Unfortunately, most of us also have goals for which we can obtain no such ready success/failure data. For example, if you want to know whether cryonics is a good buy, you can’t just try buying it and not-buying it and see which works better. If you miss your first bet, you’re out for good.
There is similarly no easy way to use the “try it and see” method to sort out what ethics and meta-ethics to endorse, or what long-term human outcomes are likely, how you can have a positive impact on the distant poor, or which retirement investments *really will* be safe bets for the next forty years. For these goals we are forced to use reasoning, as failure-prone as human reasoning is. If the issue is tricky enough, we’re forced to additionally develop our skill at reasoning -- to develop “epistemic rationality”.
The traditional alternative is to deem subjects on which one cannot gather empirical data "unscientific" subjects on which respectable people should not speak, or else to focus one's discussion on the most similar-seeming subject for which it *is* easy to gather empirical data (and so to, for example, rate charities as "good" when they have a low percentage of overhead, instead of a high impact). Insofar as we are stuck caring about such goals and betting our actions on various routes for their achievement, this is not much help.[2]
How to develop epistemic rationality
If you want to develop epistemic rationality, it helps to spend time with the best epistemic rationalists you can find. For many, although not all, this will mean Less Wrong. Read the sequences. Read the top current conversations. Put your own thinking out there (in the discussion section, for starters) so that others can help you find mistakes in your thinking, and so that you can get used to holding your own thinking to high standards. Find or build an in-person community of aspiring rationalists if you can.
Is it useful to try to read every single comment? Probably not, on the margin; better to read textbooks or to do rationality exercises yourself. But reading the Sequences helped many of us quite a bit; and epistemic rationality is the sort of thing for which sitting around reading (even reading things that are shiny-fun) can actually help.
[1] To be specific: Jim was considering personally "raising awareness" about the virtues of the free market, in the hopes that this would (indirectly) boost economic growth in the third world, which would enable more people to be educated, which would enable more people to help aim for a positive human future and an eventual positive singularity.

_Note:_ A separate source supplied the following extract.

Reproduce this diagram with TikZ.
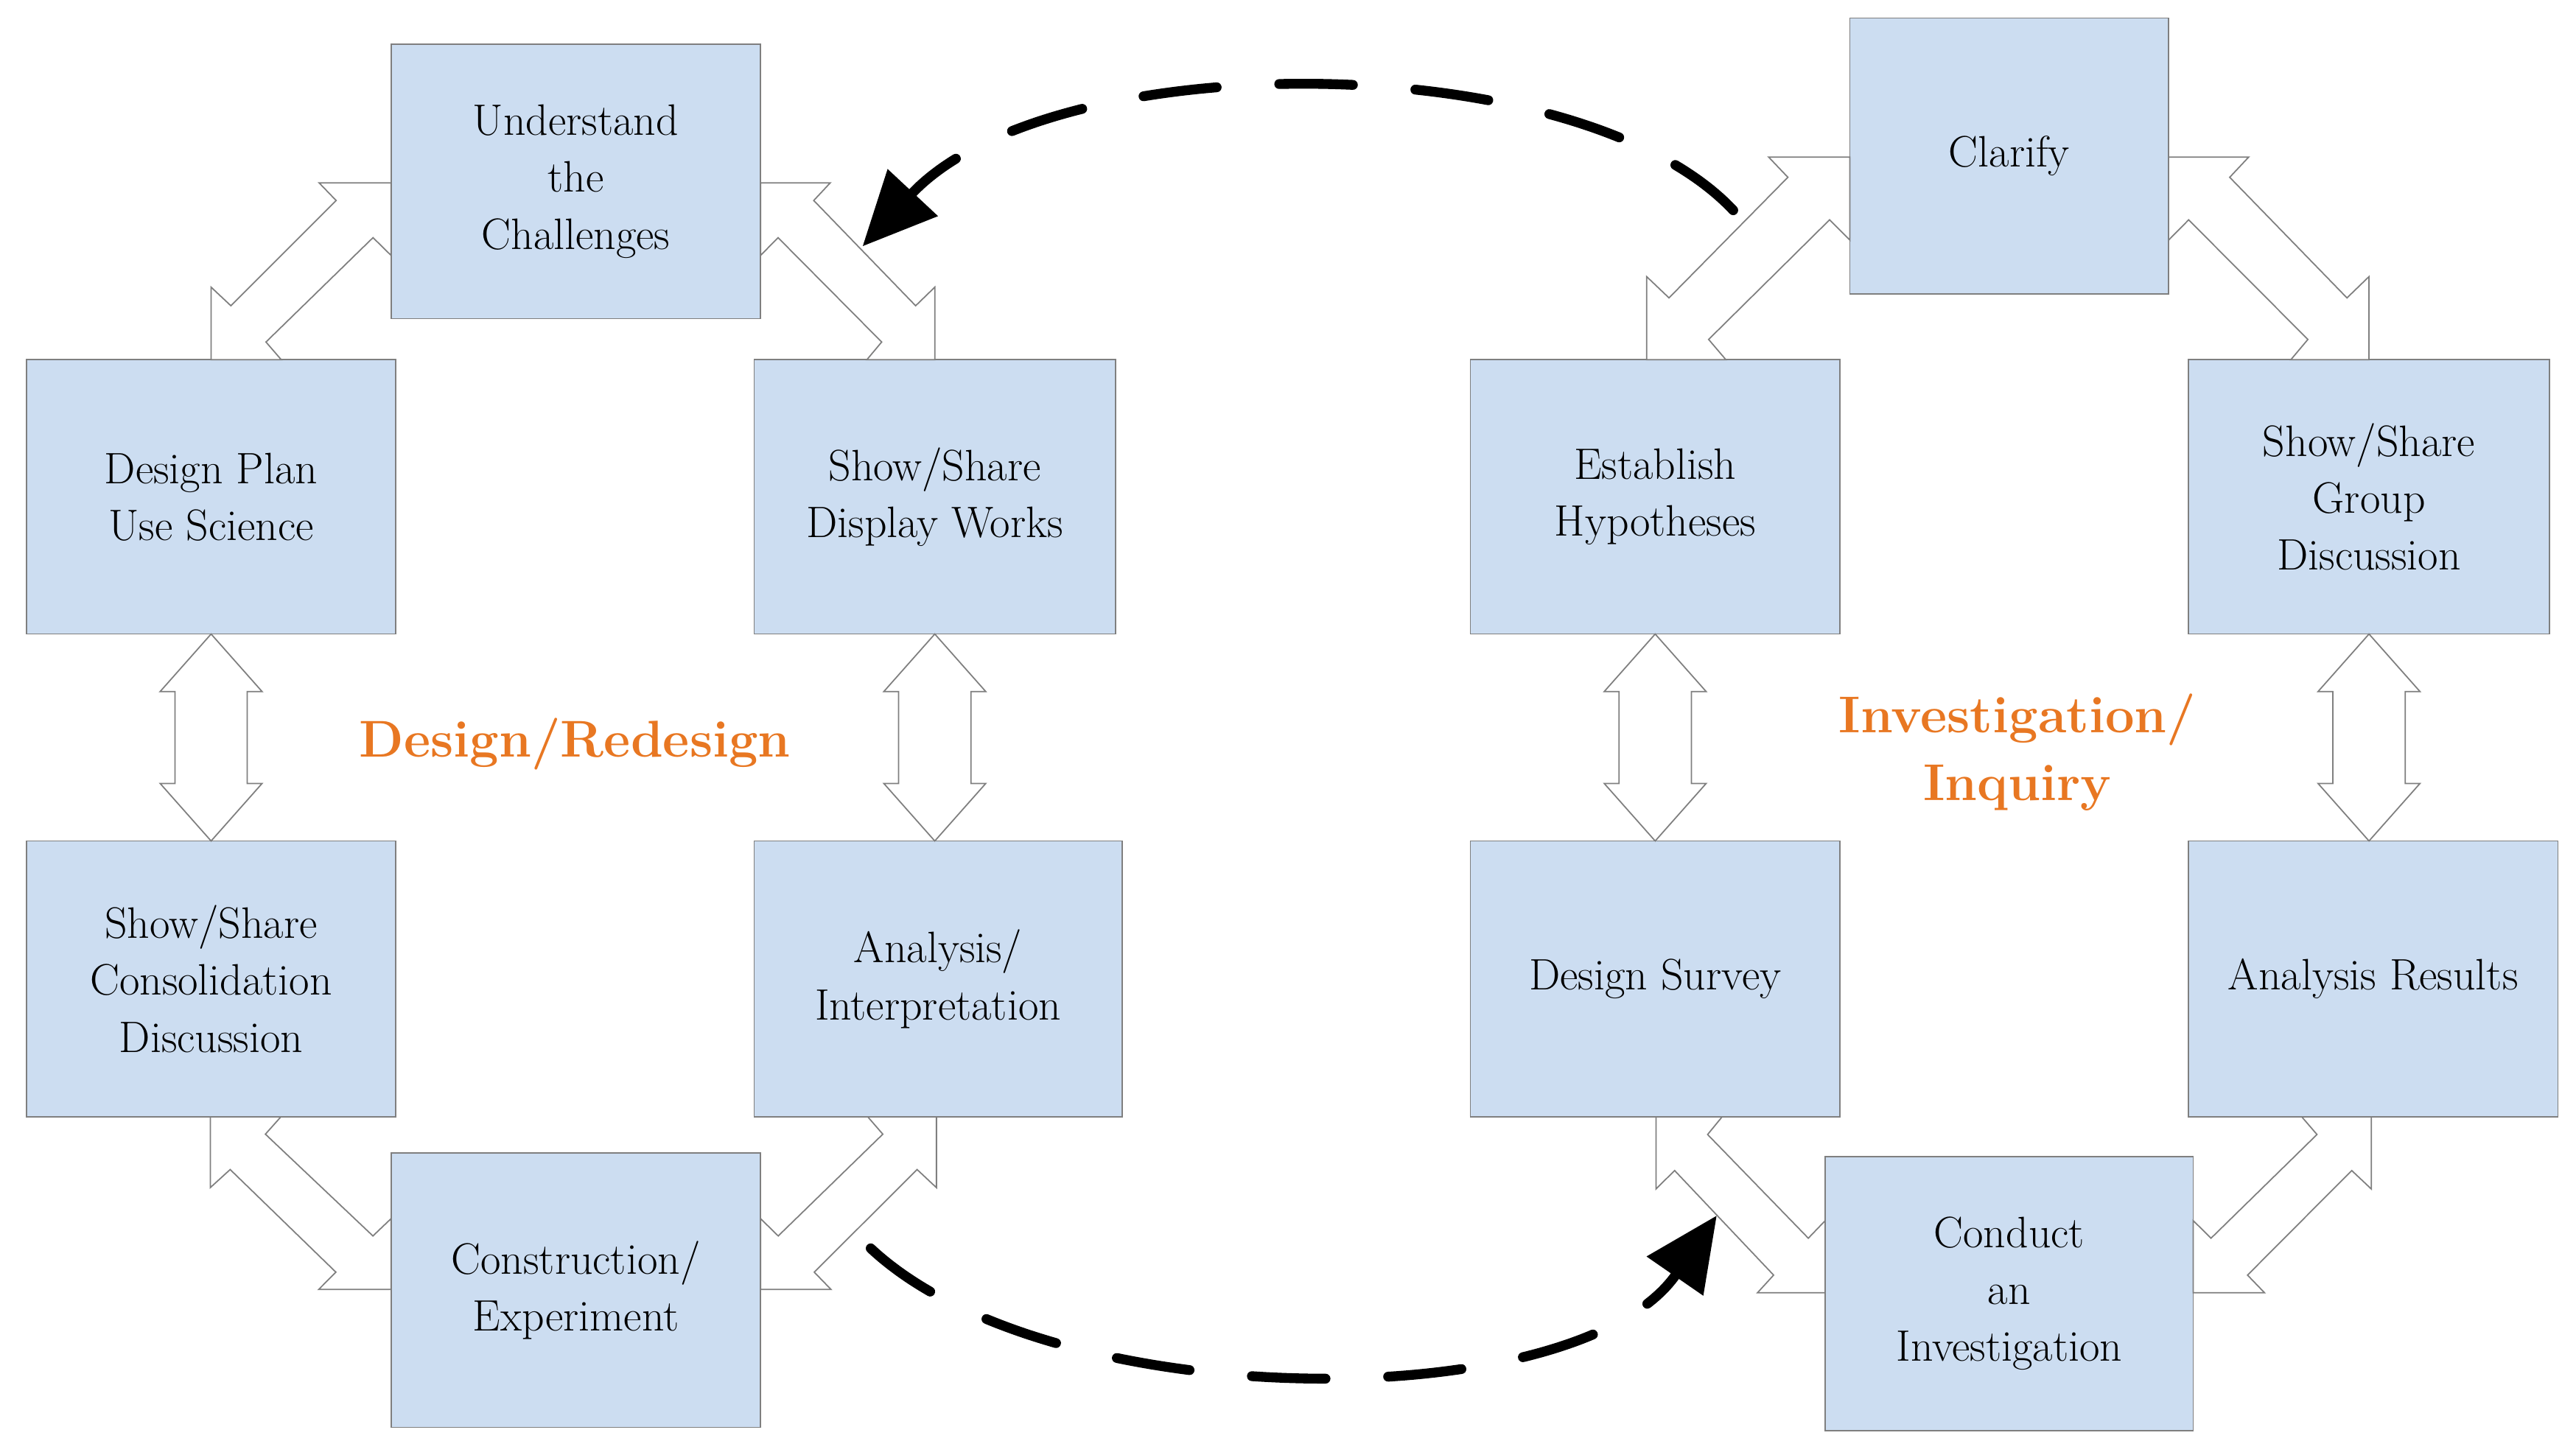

There are several difficulties with this plan. For one thing, it's complicated; in order to work, his awareness raising would need to indeed boost free market enthusiasm AND US citizens' free market enthusiasm would need to indeed increase the use of free markets in the third world AND this result would need to indeed boost welfare and education in those countries AND a world in which more people could think about humanity's future would need to indeed result in a better future. Conjunctions are unlikely, and this route didn't sound like the most direct path to Jim's stated goal.
For another thing, there are good general arguments suggesting that it is often better to donate than to work directly in a given field, and that, given the many orders of magnitude differences in efficacy between different sorts of philanthropy, it's worth doing considerable research into how best to give. (Although to be fair, Jim's emailing me was such research, and he may well have appreciated that point.)
The biggest reason it seemed Jim would benefit from LW was just manner; Jim seemed smart and well-meaning, but more verbally jumbled, and less good at factoring complex questions into distinct, analyzable pieces, than I would expect if he spent longer around LW.
There are some distinctions to be made here. Cryonics obviously provides a better chance to see the future after dying than rotting six feet under. Regarding retirement investment, just ask your parents or grandparents. Yet this argument against the necessity of empirical data breaks down at some point. Shaping the Singularity is not on par with having a positive impact on the distant poor. If you claim that predictions and falsifiability are unrelated concepts, that's fine. But to believe some predictions - e.g. a technological Singularity spawned by AGI-seeds capable of superhuman recursive self-improvement - compared to other predictions - e.g. a retirement plan for old age - is not the same.
How should I interpret the above quote? If someone has to be able to follow the advanced arguments on Less Wrong to understand that an advanced education is disadvantageous yet necessary to understand this in the first place, how does Less Wrong help in deciding what to do? This is just an example of what I experience regarding Less Wrong. I'm unable to follow much of Less Wrong yet I'm told that it can help me decide what to do.
The basic problem here is that the necessary education to follow Less Wrong will not only teach me to be wary of the arguments on Less Wrong but will also preclude me to act on the suggestions. How so? The main consensus here seems to be Cryonics and the dangers of AGI research. If it isn't, then at least the top rationalist on Less Wrong isn't as rational as suggested which undermines the whole intention of the original post. So I'll right now assume that those two conclusions are the most important you can arrive at by learning from Less Wrong. Consequentially this means that someone like me should care to earn enough money to support friendly AI research and to buy a Cryonics contract. But this is directly opposed to what I would have to do to to arrive at those conclusions and be reasonable sure about their correctness. Amongst other things I would have to study which would not allow me to earn enough money for many years.